TASK BRIEF
Produce an exact transcription of the listing below, omitting the pictures.
====== SUPPLIED MATERIAL
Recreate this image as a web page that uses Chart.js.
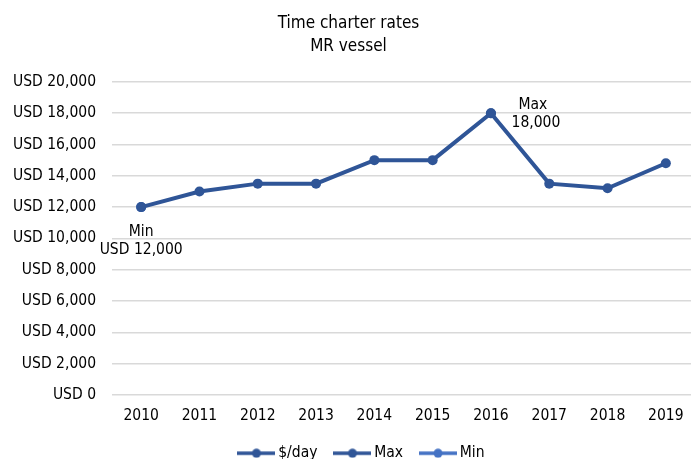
<!DOCTYPE html>
<html><head><meta charset="utf-8">
<script src="https://cdn.jsdelivr.net/npm/chart.js@4.4.0/dist/chart.umd.min.js"></script>
<style>html,body{margin:0;padding:0;background:#fff;overflow:hidden;}#wrap{width:691px;height:459px;overflow:hidden;position:relative;}#c{position:absolute;left:-4px;top:0;}</style>
</head><body><div id="wrap"><canvas id="c" width="704" height="459"></canvas></div>
<script>
const years = ['2010','2011','2012','2013','2014','2015','2016','2017','2018','2019'];
const dayRates = [12000,13000,13500,13500,15000,15000,18000,13500,13200,14800];
const maxValues = [null,null,null,null,null,null,18000,null,null,null];
const minValues = [12000,null,null,null,null,null,null,null,null,null];
const maxLabel = ['Max','18,000'];
const minLabel = ['Min','USD 12,000'];

const FONT = "'DejaVu Sans Condensed', 'DejaVu Sans', sans-serif";
const C1 = '#2F5597', C2 = '#2F5597', C3 = '#4472C4';

function legendIcon(color){
  const cv = document.createElement('canvas');
  cv.width = 38; cv.height = 10;
  const g = cv.getContext('2d');
  g.strokeStyle = color; g.lineWidth = 3.5;
  g.beginPath(); g.moveTo(0,5); g.lineTo(38,5); g.stroke();
  g.fillStyle = color; g.beginPath(); g.arc(19,5,4.5,0,Math.PI*2); g.fill();
  return cv;
}

const labelPlugin = {
  id:'pointLabels',
  afterLayout(chart){
    if (chart.legend) { chart.legend.left += 30; }
  },
  afterDatasetsDraw(chart){
    const ctx = chart.ctx;
    ctx.save();
    ctx.font = "15.5px " + FONT;
    ctx.fillStyle = '#000';
    ctx.textAlign = 'center';
    ctx.textBaseline = 'middle';
    const mMeta = chart.getDatasetMeta(1);
    const mi = maxValues.findIndex(v=>v!==null);
    const mp = mMeta.data[mi];
    ctx.fillText(maxLabel[0], mp.x+42, mp.y-8);
    ctx.fillText(maxLabel[1], mp.x+45, mp.y+10);
    const nMeta = chart.getDatasetMeta(2);
    const ni = minValues.findIndex(v=>v!==null);
    const np = nMeta.data[ni];
    ctx.fillText(minLabel[0], np.x, np.y+25);
    ctx.fillText(minLabel[1], np.x, np.y+43);
    ctx.restore();
  }
};

new Chart(document.getElementById('c'), {
  type:'line',
  data:{
    labels: years,
    datasets:[
      {label:'$/day', data: dayRates, borderColor:C1, backgroundColor:C1, borderWidth:4, pointRadius:5, pointBorderWidth:0, pointHoverRadius:5, tension:0},
      {label:'Max', data: maxValues, borderColor:C2, backgroundColor:C2, borderWidth:4, pointRadius:5, pointBorderWidth:0, showLine:false},
      {label:'Min', data: minValues, borderColor:C3, backgroundColor:C3, borderWidth:4, pointRadius:5, pointBorderWidth:0, showLine:false}
    ]
  },
  options:{
    responsive:false,
    animation:false,
    layout:{padding:{left:1,right:0,top:0,bottom:-12}},
    plugins:{
      title:{display:true, text:['Time charter rates','MR vessel'], color:'#000', font:{family:FONT, size:17, weight:'normal', lineHeight:1.35}, padding:{top:12,bottom:24}},
      legend:{position:'bottom', labels:{
        color:'#000', font:{family:FONT, size:15.5}, usePointStyle:true, pointStyleWidth:28, boxHeight:10, padding:21,
        generateLabels(chart){
          return chart.data.datasets.map((d,i)=>({text:d.label, pointStyle:legendIcon(d.borderColor), fillStyle:d.borderColor, strokeStyle:d.borderColor, lineWidth:0, datasetIndex:i, hidden:false, fontColor:'#000'}));
        }
      }},
      tooltip:{enabled:false}
    },
    scales:{
      x:{offset:true, grid:{display:false, drawTicks:false}, border:{display:false}, ticks:{color:'#000', font:{family:FONT, size:15.5}, padding:12},
        afterFit(scale){ scale.height -= 13; }},
      y:{min:0, max:20000, grid:{color:'#D9D9D9', lineWidth:1.5, drawTicks:false}, border:{display:false},
        ticks:{stepSize:2000, color:'#000', font:{family:FONT, size:15.5}, padding:16,
          callback:v=>'USD '+v.toLocaleString('en-US')}}
    }
  },
  plugins:[labelPlugin]
});
</script></body></html>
============
OUTPUT FOR THIS TASK
Recreate this image as a web page that uses Chart.js.
<!DOCTYPE html>
<html><head><meta charset="utf-8">
<script src="https://cdn.jsdelivr.net/npm/chart.js@4.4.0/dist/chart.umd.min.js"></script>
<style>html,body{margin:0;padding:0;background:#fff;overflow:hidden;}#wrap{width:691px;height:459px;overflow:hidden;position:relative;}#c{position:absolute;left:-4px;top:0;}</style>
</head><body><div id="wrap"><canvas id="c" width="704" height="459"></canvas></div>
<script>
const years = ['2010','2011','2012','2013','2014','2015','2016','2017','2018','2019'];
const dayRates = [12000,13000,13500,13500,15000,15000,18000,13500,13200,14800];
const maxValues = [null,null,null,null,null,null,18000,null,null,null];
const minValues = [12000,null,null,null,null,null,null,null,null,null];
const maxLabel = ['Max','18,000'];
const minLabel = ['Min','USD 12,000'];

const FONT = "'DejaVu Sans Condensed', 'DejaVu Sans', sans-serif";
const C1 = '#2F5597', C2 = '#2F5597', C3 = '#4472C4';

function legendIcon(color){
  const cv = document.createElement('canvas');
  cv.width = 38; cv.height = 10;
  const g = cv.getContext('2d');
  g.strokeStyle = color; g.lineWidth = 3.5;
  g.beginPath(); g.moveTo(0,5); g.lineTo(38,5); g.stroke();
  g.fillStyle = color; g.beginPath(); g.arc(19,5,4.5,0,Math.PI*2); g.fill();
  return cv;
}

const labelPlugin = {
  id:'pointLabels',
  afterLayout(chart){
    if (chart.legend) { chart.legend.left += 30; }
  },
  afterDatasetsDraw(chart){
    const ctx = chart.ctx;
    ctx.save();
    ctx.font = "15.5px " + FONT;
    ctx.fillStyle = '#000';
    ctx.textAlign = 'center';
    ctx.textBaseline = 'middle';
    const mMeta = chart.getDatasetMeta(1);
    const mi = maxValues.findIndex(v=>v!==null);
    const mp = mMeta.data[mi];
    ctx.fillText(maxLabel[0], mp.x+42, mp.y-8);
    ctx.fillText(maxLabel[1], mp.x+45, mp.y+10);
    const nMeta = chart.getDatasetMeta(2);
    const ni = minValues.findIndex(v=>v!==null);
    const np = nMeta.data[ni];
    ctx.fillText(minLabel[0], np.x, np.y+25);
    ctx.fillText(minLabel[1], np.x, np.y+43);
    ctx.restore();
  }
};

new Chart(document.getElementById('c'), {
  type:'line',
  data:{
    labels: years,
    datasets:[
      {label:'$/day', data: dayRates, borderColor:C1, backgroundColor:C1, borderWidth:4, pointRadius:5, pointBorderWidth:0, pointHoverRadius:5, tension:0},
      {label:'Max', data: maxValues, borderColor:C2, backgroundColor:C2, borderWidth:4, pointRadius:5, pointBorderWidth:0, showLine:false},
      {label:'Min', data: minValues, borderColor:C3, backgroundColor:C3, borderWidth:4, pointRadius:5, pointBorderWidth:0, showLine:false}
    ]
  },
  options:{
    responsive:false,
    animation:false,
    layout:{padding:{left:1,right:0,top:0,bottom:-12}},
    plugins:{
      title:{display:true, text:['Time charter rates','MR vessel'], color:'#000', font:{family:FONT, size:17, weight:'normal', lineHeight:1.35}, padding:{top:12,bottom:24}},
      legend:{position:'bottom', labels:{
        color:'#000', font:{family:FONT, size:15.5}, usePointStyle:true, pointStyleWidth:28, boxHeight:10, padding:21,
        generateLabels(chart){
          return chart.data.datasets.map((d,i)=>({text:d.label, pointStyle:legendIcon(d.borderColor), fillStyle:d.borderColor, strokeStyle:d.borderColor, lineWidth:0, datasetIndex:i, hidden:false, fontColor:'#000'}));
        }
      }},
      tooltip:{enabled:false}
    },
    scales:{
      x:{offset:true, grid:{display:false, drawTicks:false}, border:{display:false}, ticks:{color:'#000', font:{family:FONT, size:15.5}, padding:12},
        afterFit(scale){ scale.height -= 13; }},
      y:{min:0, max:20000, grid:{color:'#D9D9D9', lineWidth:1.5, drawTicks:false}, border:{display:false},
        ticks:{stepSize:2000, color:'#000', font:{family:FONT, size:15.5}, padding:16,
          callback:v=>'USD '+v.toLocaleString('en-US')}}
    }
  },
  plugins:[labelPlugin]
});
</script></body></html>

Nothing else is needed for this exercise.